In view of the above and to facilitate listed entities achieve MPS compliance, a few of the existing methods have been reviewed and rationalized and two additional methods have been introduced which are specified in the table below:
Sr No. | Method | Specific conditions, if any, applicable |
1. | Issuance of shares to public through prospectus | |
2. | Offer for sale of shares held by promoter(s) / promoter group to public through prospectus | |
3. | Offer for sale of shares held by promoter(s) / promoter group through the Stock Exchange mechanism i.e., the secondary market, in terms of circular reference No.

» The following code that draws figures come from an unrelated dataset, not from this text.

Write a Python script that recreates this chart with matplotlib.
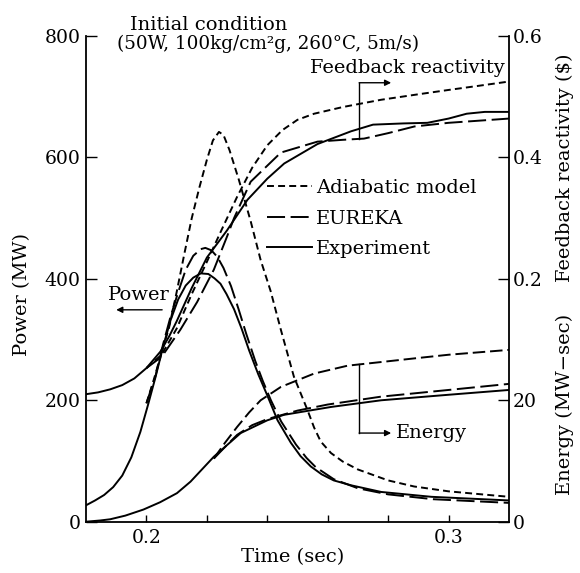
import matplotlib
matplotlib.use("Agg")
import matplotlib.pyplot as plt

plt.rcParams["font.family"] = ["DejaVu Serif", "DejaVu Sans"]
plt.rcParams["lines.scale_dashes"] = False

# ---- power (MW) ----
exp_power_t = [0.180, 0.183, 0.186, 0.189, 0.192, 0.195, 0.198, 0.2005, 0.203, 0.2055,
               0.208, 0.2105, 0.213, 0.2155, 0.218, 0.2205, 0.2225, 0.2245, 0.2265, 0.229,
               0.2315, 0.234, 0.237, 0.240, 0.2434, 0.2478, 0.251, 0.2544, 0.258, 0.262,
               0.2677, 0.2777, 0.2943, 0.320]
exp_power = [27, 35, 44, 57, 76, 106, 148, 192, 238, 288,
             332, 366, 389, 402, 409, 408, 401, 392, 375, 350,
             318, 282, 243, 208, 167, 130, 108, 91, 78, 68,
             60, 49, 41, 35]

eur_power_t = [0.200, 0.203, 0.2055, 0.208, 0.2105, 0.213, 0.2155, 0.218, 0.2195, 0.2215,
               0.2235, 0.2255, 0.228, 0.2305, 0.233, 0.236, 0.2385, 0.2412, 0.2446, 0.2495,
               0.253, 0.256, 0.262, 0.270, 0.280, 0.295, 0.320]
eur_power = [195, 240, 292, 338, 378, 415, 438, 449, 451, 447,
             436, 418, 388, 350, 310, 265, 232, 200, 165, 127,
             105, 90, 70, 55, 45, 37, 31]

adi_power_t = [0.200, 0.2025, 0.205, 0.2075, 0.210, 0.2125, 0.215, 0.2175, 0.220, 0.222,
               0.224, 0.2255, 0.2275, 0.2306, 0.2345, 0.2378, 0.2411, 0.2445, 0.2488, 0.2533,
               0.2555, 0.2577, 0.2611, 0.265, 0.270, 0.280, 0.2886, 0.300, 0.320]
adi_power = [195, 235, 278, 320, 378, 440, 500, 550, 596, 628,
             642, 637, 612, 563, 495, 431, 380, 316, 239, 184,
             155, 132, 113, 99, 86, 68, 58, 50, 41]

# ---- feedback reactivity ($) ----
exp_react_t = [0.180, 0.184, 0.188, 0.192, 0.196, 0.200, 0.2046, 0.2075, 0.210, 0.215,
               0.220, 0.2267, 0.2334, 0.240, 0.2456, 0.2511, 0.2566, 0.2677, 0.275, 0.285,
               0.293, 0.300, 0.306, 0.312, 0.320]
exp_react = [0.010, 0.013, 0.018, 0.025, 0.036, 0.053, 0.080, 0.105, 0.130, 0.185,
             0.235, 0.280, 0.330, 0.365, 0.390, 0.406, 0.422, 0.443, 0.454, 0.456,
             0.457, 0.464, 0.472, 0.475, 0.475]

eur_react_t = [0.200, 0.2051, 0.2112, 0.2168, 0.2223, 0.2267, 0.229, 0.2345, 0.2445, 0.2566,
               0.265, 0.272, 0.280, 0.2887, 0.300, 0.320]
eur_react = [0.053, 0.072, 0.116, 0.162, 0.215, 0.270, 0.300, 0.360, 0.408, 0.426,
             0.429, 0.431, 0.440, 0.451, 0.457, 0.464]

adi_react_t = [0.200, 0.205, 0.210, 0.215, 0.220, 0.225, 0.230, 0.235, 0.240, 0.245,
               0.250, 0.2555, 0.265, 0.2777, 0.290, 0.2998, 0.310, 0.320]
adi_react = [0.053, 0.075, 0.118, 0.175, 0.228, 0.282, 0.335, 0.383, 0.420, 0.445,
             0.462, 0.472, 0.483, 0.495, 0.504, 0.511, 0.518, 0.525]

# ---- energy (MW-sec) ----
exp_energy_t = [0.180, 0.1847, 0.188, 0.193, 0.199, 0.2045, 0.2101, 0.2146, 0.2223, 0.2312,
                0.240, 0.2455, 0.2611, 0.2777, 0.2998, 0.320]
exp_energy = [0.0, 0.2, 0.4, 1.0, 2.0, 3.2, 4.7, 6.6, 10.7, 14.6,
              16.7, 17.6, 18.9, 20.0, 20.9, 21.7]

eur_energy_t = [0.2223, 0.226, 0.230, 0.235, 0.240, 0.250, 0.260, 0.2777, 0.300, 0.320]
eur_energy = [10.4, 12.3, 14.3, 15.9, 16.9, 18.3, 19.3, 20.6, 21.7, 22.7]

adi_energy_t = [0.2223, 0.226, 0.230, 0.234, 0.2378, 0.2445, 0.2555, 0.2666, 0.2777, 0.2887,
                0.300, 0.320]
adi_energy = [10.4, 13.0, 15.6, 18.0, 20.0, 22.2, 24.4, 25.7, 26.3, 26.9, 27.5, 28.3]

LW = 1.4
adi_style = dict(color="black", lw=LW, ls=(0, (5, 3)))
eur_style = dict(color="black", lw=LW, ls=(0, (13, 4)))
exp_style = dict(color="black", lw=LW, ls="-")

W, H = 580, 573
fig = plt.figure(figsize=(W / 100, H / 100), dpi=100)
ax = fig.add_axes([86 / W, 1 - 521.7 / H, (509 - 86) / W, (521.7 - 36) / H])

# reactivity and energy share the right-hand spine
ax_r = ax.twinx()
ax_e = ax.twinx()

ax.set_xlim(0.18, 0.32)
ax.set_ylim(0, 800)
ax_r.set_ylim(-0.2, 0.6)
ax_e.set_ylim(0, 80)

l_adi, = ax.plot(adi_power_t, adi_power, label="Adiabatic model", **adi_style)
l_eur, = ax.plot(eur_power_t, eur_power, label="EUREKA", **eur_style)
l_exp, = ax.plot(exp_power_t, exp_power, label="Experiment", **exp_style)

ax_r.plot(adi_react_t, adi_react, **adi_style)
ax_r.plot(eur_react_t, eur_react, **eur_style)
ax_r.plot(exp_react_t, exp_react, **exp_style)

ax_e.plot(adi_energy_t, adi_energy, color="black", lw=LW, ls=(0, (9, 3.5)))
ax_e.plot(eur_energy_t, eur_energy, **eur_style)
ax_e.plot(exp_energy_t, exp_energy, **exp_style)

# spines / ticks
ax.spines["top"].set_visible(False)
for a in (ax_r, ax_e):
    for s in a.spines.values():
        s.set_visible(False)
for s in ("left", "bottom", "right"):
    ax.spines[s].set_linewidth(1.3)

ax.set_xticks([0.2, 0.3])
ax.set_xticklabels(["0.2", "0.3"])
ax.set_xticks([0.22, 0.24, 0.26, 0.28], minor=True)
ax.set_yticks([0, 200, 400, 600, 800])
ax.tick_params(axis="y", direction="in", length=8, width=1, labelsize=13.5, pad=4,
               right=False)
ax.tick_params(axis="x", which="both", direction="in", length=5, width=1, labelsize=13.5,
               pad=5)

ax_r.set_yticks([0.2, 0.4, 0.6])
ax_r.set_yticklabels(["0.2", "0.4", "0.6"])
ax_e.set_yticks([0, 20])
ax_e.set_yticklabels(["0", "20"])
for a in (ax_r, ax_e):
    a.tick_params(axis="y", direction="in", length=8, width=1, labelsize=13.5, pad=3)

# axis titles
fig.text(22 / W, 1 - 295 / H, "Power (MW)", rotation=90, ha="center", va="center",
         fontsize=14)
fig.text(565 / W, 1 - 168 / H, "Feedback reactivity ($)", rotation=90, ha="center",
         va="center", fontsize=14, parse_math=False)
fig.text(565 / W, 1 - 404 / H, "Energy (MW\u2212sec)", rotation=90, ha="center",
         va="center", fontsize=14)
fig.text(293 / W, 1 - 557 / H, "Time (sec)", ha="center", va="center", fontsize=14)

# initial condition header
fig.text(130 / W, 1 - 30 / H, "Initial condition", ha="left", va="baseline", fontsize=14)
fig.text(117 / W, 1 - 49 / H, "(50W, 100kg/cm\u00b2g, 260\u00b0C, 5m/s)", ha="left",
         va="baseline", fontsize=13.2)

# legend
ax.legend(handles=[l_adi, l_eur, l_exp], loc="upper left",
          bbox_to_anchor=(267 / W, 1 - 179 / H), bbox_transform=fig.transFigure,
          frameon=False, fontsize=14, handlelength=2.3, handletextpad=0.2,
          labelspacing=0.65, borderpad=0, borderaxespad=0)

arrow = dict(arrowstyle="-|>", color="black", lw=1.0, mutation_scale=9,
             shrinkA=0, shrinkB=0)

# power marker
ax.annotate("", xy=(0.190, 349), xytext=(0.2052, 349), arrowprops=arrow)
ax.text(0.1976, 373, "Power", ha="center", va="center", fontsize=14)

# feedback reactivity marker
ax_r.plot([0.2704, 0.2704], [0.430, 0.523], color="black", lw=1.0)
ax_r.annotate("", xy=(0.281, 0.523), xytext=(0.2704, 0.523), arrowprops=arrow)
ax_r.text(0.3185, 0.547, "Feedback reactivity", ha="right", va="center", fontsize=14)

# energy marker
ax_e.plot([0.2704, 0.2704], [25.9, 14.6], color="black", lw=1.0)
ax_e.annotate("", xy=(0.281, 14.6), xytext=(0.2704, 14.6), arrowprops=arrow)
ax_e.text(0.2825, 14.6, "Energy", ha="left", va="center", fontsize=14)

fig.savefig("out.png", dpi=100)
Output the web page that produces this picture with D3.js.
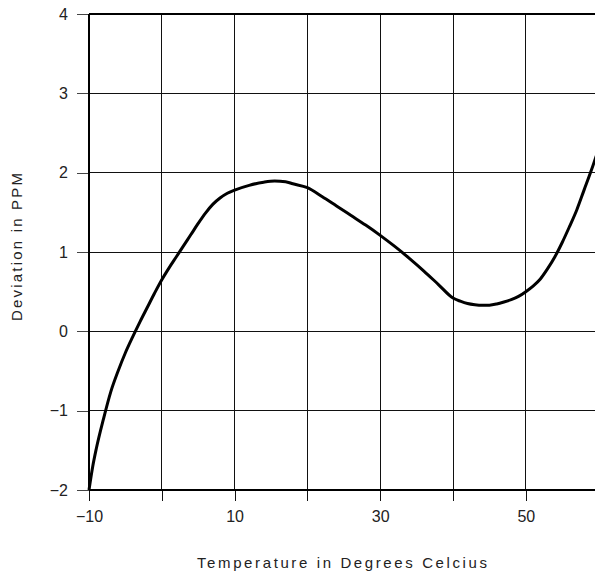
<!DOCTYPE html>
<html lang="en">
<head>
    <meta charset="UTF-8">
    <title>Deviation vs Temperature</title>
    <script src="https://d3js.org/d3.v7.min.js"></script>
    <style>
        html, body {
            margin: 0;
            padding: 0;
            overflow: hidden;
            background: #fff;
        }
        svg text {
            font-family: "Liberation Sans", Arial, sans-serif;
            fill: #222;
        }
        .grid line {
            stroke: #111;
            stroke-width: 1;
            shape-rendering: crispEdges;
        }
    </style>
</head>
<body>
    <script>
        // Temperature (deg C) and deviation (PPM)
        const temps = [-10, -9.5, -9, -8, -7, -6, -5, -4, -3, -2, -1, 0, 1, 2, 3, 4, 5, 6,
                       7, 8, 9, 10, 12, 14, 15.5, 17, 18, 20, 22, 24, 26, 28, 30, 32, 34, 36, 38, 40,
                       41, 42, 43, 44, 45, 46, 47, 48, 49, 50, 51, 52, 53, 54, 55, 56, 57, 58, 59, 60];
        const deviation = [-2.0, -1.71, -1.48, -1.10, -0.76, -0.50, -0.27, -0.07, 0.12, 0.30, 0.48, 0.65, 0.80, 0.94, 1.08, 1.22, 1.36, 1.49,
                           1.60, 1.68, 1.74, 1.78, 1.84, 1.88, 1.895, 1.885, 1.86, 1.81, 1.70, 1.58, 1.46, 1.34, 1.21, 1.07, 0.92, 0.76, 0.59, 0.42,
                           0.38, 0.35, 0.335, 0.328, 0.33, 0.345, 0.37, 0.40, 0.44, 0.50, 0.57, 0.66, 0.79, 0.94, 1.12, 1.32, 1.53, 1.78, 2.03, 2.30];

        const xTicks = [-10, 0, 10, 20, 30, 40, 50, 60];
        const xLabels = [-10, 10, 30, 50];
        const yTicks = [-2, -1, 0, 1, 2, 3, 4];

        const width = 595, height = 573;

        const svg = d3.select("body").append("svg")
            .attr("width", width)
            .attr("height", height);

        const x = d3.scaleLinear().domain([-10, 60]).range([89, 598.6]);
        const y = d3.scaleLinear().domain([-2, 4]).range([490, 14]);
        const fmt = d3.format("d");

        // Grid lines
        const grid = svg.append("g").attr("class", "grid");
        grid.selectAll("line.v")
            .data(xTicks.filter(d => d > -10))
            .enter().append("line")
            .attr("class", "v")
            .attr("x1", d => x(d)).attr("x2", d => x(d))
            .attr("y1", y(4)).attr("y2", y(-2));
        grid.selectAll("line.h")
            .data(yTicks.filter(d => d > -2 && d < 4))
            .enter().append("line")
            .attr("class", "h")
            .attr("x1", x(-10)).attr("x2", width)
            .attr("y1", d => y(d)).attr("y2", d => y(d));

        // Bottom axis
        const xAxis = d3.axisBottom(x)
            .tickValues(xTicks)
            .tickSize(11)
            .tickPadding(10)
            .tickFormat(d => xLabels.includes(d) ? fmt(d) : "");
        const gx = svg.append("g")
            .attr("transform", `translate(0,${y(-2)})`)
            .call(xAxis);
        gx.select(".domain").remove();
        gx.selectAll(".tick line").attr("stroke", "#111").attr("shape-rendering", "crispEdges");
        gx.selectAll(".tick text").attr("font-size", 16).attr("font-family", null);

        // Left axis
        const yAxis = d3.axisLeft(y)
            .tickValues(yTicks)
            .tickSize(12)
            .tickPadding(9)
            .tickFormat(fmt);
        const gy = svg.append("g")
            .attr("transform", `translate(${x(-10)},0)`)
            .call(yAxis);
        gy.select(".domain").remove();
        gy.selectAll(".tick line").attr("stroke", "#444").attr("shape-rendering", "crispEdges");
        gy.selectAll(".tick text").attr("font-size", 16).attr("font-family", null);

        // Frame lines (left, top, bottom)
        svg.append("line")
            .attr("x1", x(-10)).attr("x2", x(-10))
            .attr("y1", y(4)).attr("y2", y(-2))
            .attr("stroke", "#000").attr("stroke-width", 2);
        svg.append("line")
            .attr("x1", x(-10)).attr("x2", width)
            .attr("y1", y(4)).attr("y2", y(4))
            .attr("stroke", "#000").attr("stroke-width", 2);
        svg.append("line")
            .attr("x1", x(-10)).attr("x2", width)
            .attr("y1", y(-2)).attr("y2", y(-2))
            .attr("stroke", "#000").attr("stroke-width", 2);

        // Curve
        const points = temps.map((t, i) => [t, deviation[i]]);
        svg.append("path")
            .datum(points)
            .attr("fill", "none")
            .attr("stroke", "#000")
            .attr("stroke-width", 3)
            .attr("stroke-linejoin", "round")
            .attr("d", d3.line()
                .x(d => x(d[0]))
                .y(d => y(d[1]))
                .curve(d3.curveMonotoneX));

        // Axis titles
        svg.append("text")
            .attr("x", 342)
            .attr("y", 568)
            .attr("text-anchor", "middle")
            .attr("font-size", 15)
            .attr("textLength", 290)
            .attr("lengthAdjust", "spacing")
            .text("Temperature in Degrees Celcius");

        svg.append("text")
            .attr("transform", "translate(22,247) rotate(-90)")
            .attr("text-anchor", "middle")
            .attr("font-size", 15)
            .attr("textLength", 148)
            .attr("lengthAdjust", "spacing")
            .text("Deviation in PPM");
    </script>
</body>
</html>
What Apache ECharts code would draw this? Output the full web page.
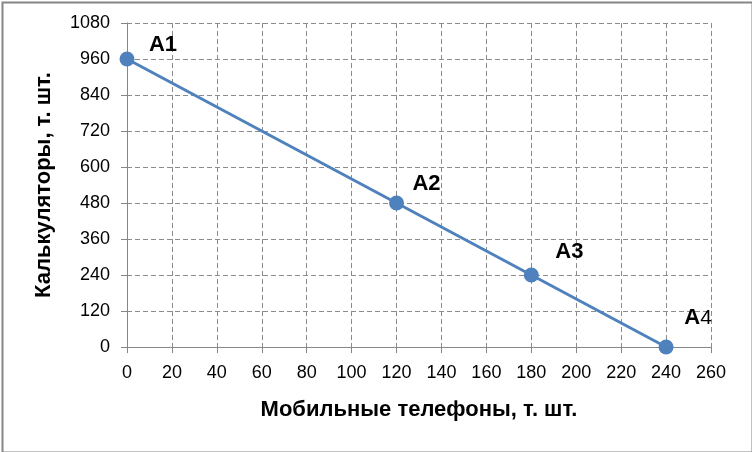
<!DOCTYPE html>
<html><head><meta charset="utf-8">
<script src="https://cdn.jsdelivr.net/npm/echarts@6/dist/echarts.min.js"></script>
<style>html,body{margin:0;padding:0;background:#fff}#c{width:752px;height:452px}</style>
</head><body><div id="c"></div>
<script>
const pointNames = ['A1', 'A2', 'A3', 'A4'];
const phones = [0, 120, 180, 240];
const calculators = [960, 480, 240, 0];
const xTitle = 'Мобильные телефоны, т. шт.';
const yTitle = 'Калькуляторы, т. шт.';

const labelOffsets = [[36, -14], [30, -19], [38, -23], [32, -29]];
const font = 'Liberation Sans, Arial, sans-serif';

const chart = echarts.init(document.getElementById('c'), null, {renderer: 'canvas'});
const data = phones.map((x, i) => ({
  value: [x, calculators[i]],
  label: {
    show: true,
    position: 'inside',
    offset: labelOffsets[i],
    formatter: () => {
      const n = pointNames[i];
      return '{b|' + n.charAt(0) + '}{' + (i === 3 ? 'n' : 'b') + '|' + n.slice(1) + '}';
    },
    rich: {
      b: {fontFamily: font, fontWeight: 'bold', fontSize: 22, color: '#000'},
      n: {fontFamily: font, fontWeight: 'normal', fontSize: 21, color: '#000'}
    }
  }
}));

chart.setOption({
  animation: false,
  backgroundColor: '#fff',
  grid: {left: 127, right: 41, top: 23, bottom: 105, containLabel: false},
  xAxis: {
    type: 'value', min: 0, max: 260, interval: 20,
    name: xTitle, nameLocation: 'middle', nameGap: 52,
    nameTextStyle: {fontFamily: font, fontWeight: 'bold', fontSize: 22, color: '#000'},
    axisLine: {show: true, onZero: false, lineStyle: {color: '#868686', width: 1}},
    axisTick: {show: true, length: 6, lineStyle: {color: '#868686'}},
    axisLabel: {fontFamily: font, fontSize: 18, color: '#000', margin: 17, formatter: v => String(v)},
    splitLine: {show: true, lineStyle: {color: '#8c8c8c', type: [5, 3], width: 1}}
  },
  yAxis: {
    type: 'value', min: 0, max: 1080, interval: 120,
    name: yTitle, nameLocation: 'middle', nameGap: 72, nameRotate: 90,
    nameTextStyle: {fontFamily: font, fontWeight: 'bold', fontSize: 22, color: '#000'},
    axisLine: {show: true, onZero: false, lineStyle: {color: '#868686', width: 1}},
    axisTick: {show: true, length: 6, lineStyle: {color: '#868686'}},
    axisLabel: {fontFamily: font, fontSize: 18, color: '#000', margin: 17, formatter: v => String(v)},
    splitLine: {show: true, lineStyle: {color: '#8c8c8c', type: [5, 3], width: 1}}
  },
  graphic: [{
    type: 'rect', left: 0, top: 0, z: 100,
    shape: {x: 1, y: 1, width: 750, height: 450},
    style: {fill: 'none', stroke: '#868686', lineWidth: 2}
  }],
  series: [{
    type: 'line',
    data: data,
    symbol: 'circle', symbolSize: 15,
    lineStyle: {color: '#4f81bd', width: 3},
    itemStyle: {color: '#4f81bd'},
    z: 3
  }]
});
</script></body></html>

SEBI/HO/MRD/MRD-PoD3/P/CIR/ 2023/10 dated January 10, 2023. | |
4. | Rights issue to public shareholders | Promoter(s) / promoter group shareholders shall forgo their entitlement to equity shares that may arise from such issue |
5. | Bonus Issue to public shareholders | Promoter(s) / promoter group shareholders shall forgo their entitlement to equity shares that may arise from such issue. |
6. | Allotment of equity shares under Qualified Institutions Placement in terms of Chapter VI of the Securities and Exchange Board of India (Issue of Capital and Disclosure Requirements) Regulations, 2018. | |
7. | Sale of shares held by promoter(s) / promoter group in the open market in any one of the following ways, subject to compliance with the conditions specified: i. Promoter(s) / Promoter group can sell up to 2% of the total paid-up equity share capital of the listed entity, subject to five times’ average monthly trading volume of the shares of the listed entity, every financial year till the due date for MPS compliance as per the SCRR (or) ii. Promoter(s) / Promoter group can sell upto a maximum of 5% of the paid-up capital of the listed entity during a financial year subject to the condition that the public holding in the listed entity shall become 25% after completion of such sale. The sale can be a single tranche or in multiple tranches not exceeding a period of 12 months and the amount of shares to be sold shall not exceed the trading volume of the shares of the listed entity during the preceding 12 months from the date of announcement. | Promoter(s) / Promoter group can use either the mechanism specified at Sl. No. 7(i) or 7(ii) to comply with MPS requirements, but not both. ii. The listed entity shall, at least one trading day prior to every such proposed sale, announce the following details to the stock exchange(s) where its shares are listed: a) the intention of the promoter(s) / promoter group to sell and the purpose of sale; b) the details of promoter(s)/promoter group, who propose to divest their shareholding; c) total number of shares and percentage of shareholding in the listed entity that is proposed to be divested; and d) the period within which the entire divestment process will be completed. The listed entity shall also give an undertaking to the recognized stock exchange(s) obtained from the persons belonging to the promoter and promoter group that they shall not buy any shares in the open market on the dates on which the shares are being sold by promoter(s)/promoter group as stated above.The listed entity, its promoter(s) and promoter group shall ensure compliance with all applicable legal provisions including that of the Securities and Exchange Board of India (Prohibition of Insider Trading) Regulations, 2015 and Securities and Exchange Board of India (Substantial Acquisition of Shares and Takeovers) Regulations, 2011. |
8. | Increase in public holding pursuant to exercise of options and allotment of shares under an employee stock option (ESOP) scheme, subject to a maximum of 2% of the paid-up equity share capital of the listed entity. | The ESOP scheme shall be in compliance with the Securities and Exchange Board of India (Share Based Employee Benefits and Sweat Equity) Regulations, 2021 and the promoter(s) / promoter group shall not be allotted any shares. |
9. | Transfer of shares held by promoter(s) / promoter group to an Exchange Traded Fund (ETF) managed by a SEBI registered mutual fund, subject to a maximum of 5% of the paid-up equity share capital of the listed entity. | The listed entity shall, at least one trading day prior to such proposed transfer, announce the following details to the stock exchange(s) where its shares are listed: the intention of the promoter(s) /promoter group to transfer shares and the purpose of such transfer; the details of promoter(s)/promoter group who propose to transfer their shares in the listed entity; total number of shares and percentage of shareholding proposed to be transferred; and Details of the ETF to which shares are proposed to be transferred by the promoter / promoter group. The listed entity shall also give an undertaking to the recognized stock exchange(s) obtained from the persons belonging to the promoter and promoter group that they shall not subscribe to the units of such ETF to which shares have been transferred by promoter(s) / promoter group entities for the purpose of MPS compliance. |
10. | Any other method as may be approved by the Board on a case to case basis. | The listed entity shall approach the Board with an application containing relevant details to obtain prior permission. The Board would endeavour to communicate its decision within 30 days from the date of receipt of the proposal or the date of receipt of additional information as sought from the listed entity. |
Any non-compliance shall be reported to the SEBI on a quarterly basis and this Circular shall supersede circular No. SEBI/HO/CFD/CMD/CIR/P/43/2018 dated February 22, 2018.
This Circular is applicable to all listed entities and Recognized Stock Exchanges.